Thats very dangerous in quantum mechanics, and indeed is what historically tripped up John Bell when he was writing down his theorem. I mean even Bells theorem itself is absolutely trivial, and essentially a tautological statement within classical probability theory. But it shouldn't come as too much of a surprise to realize that quantum mechanics violates this, quite independently of the interpretations.

So you see, definitions where multiple different concepts are conflated at the same time are not necessarily very useful, and part of the reason why there might be confusion. So perhaps can we agree to just refer to that statement as "Einstein Causality + classical probability theory"?

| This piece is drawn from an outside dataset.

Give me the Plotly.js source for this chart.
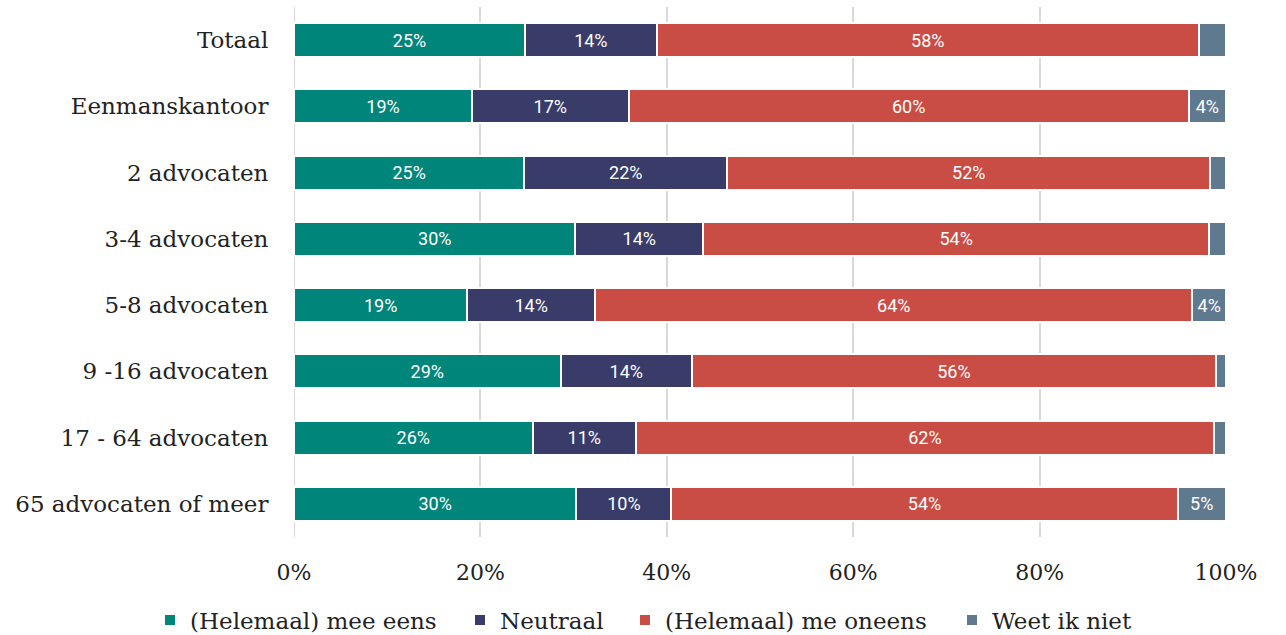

I commented on this in post #208. But here is another reason why I don't think your suggestion of "Einstein causality without classical probability" saves vanhees71's argument. Let us define "Einstein causality without classical probability" as quantum mechanics. Now, how do the predictions of quantum mechanics differ depending on whether collapse is physical or not?

 

[vanhees71]

Physically it may be what's preserved by available energies but I've never seen the Poincare group defined as the identity component of its fixed origin subgroup(Lorentz), I'm pretty sure that is not what is meant when referring to the Poincare symmetry say in Weinberg's TQF vol. 1. Otherwise I don't see why one should additionally insist on the commutation condition and the cluster decomposition, since the proper orthocronous Lorentz group already preserves causality(preserves orientation both spatially and in time, unlike the Lorentz group).

Of course, that's precisely what's meant in Weinbergs book. In nature the discrete symmetries P, T, PT, and CP are all independently verified to be violated by the weak interaction. Due to the CPT theorem, valid for local microcausal QFTs, then also C must be violated. So what's the space-time symmetry of nature is the proper orthochronous Poinare group and not larger subgroups of O(1,3).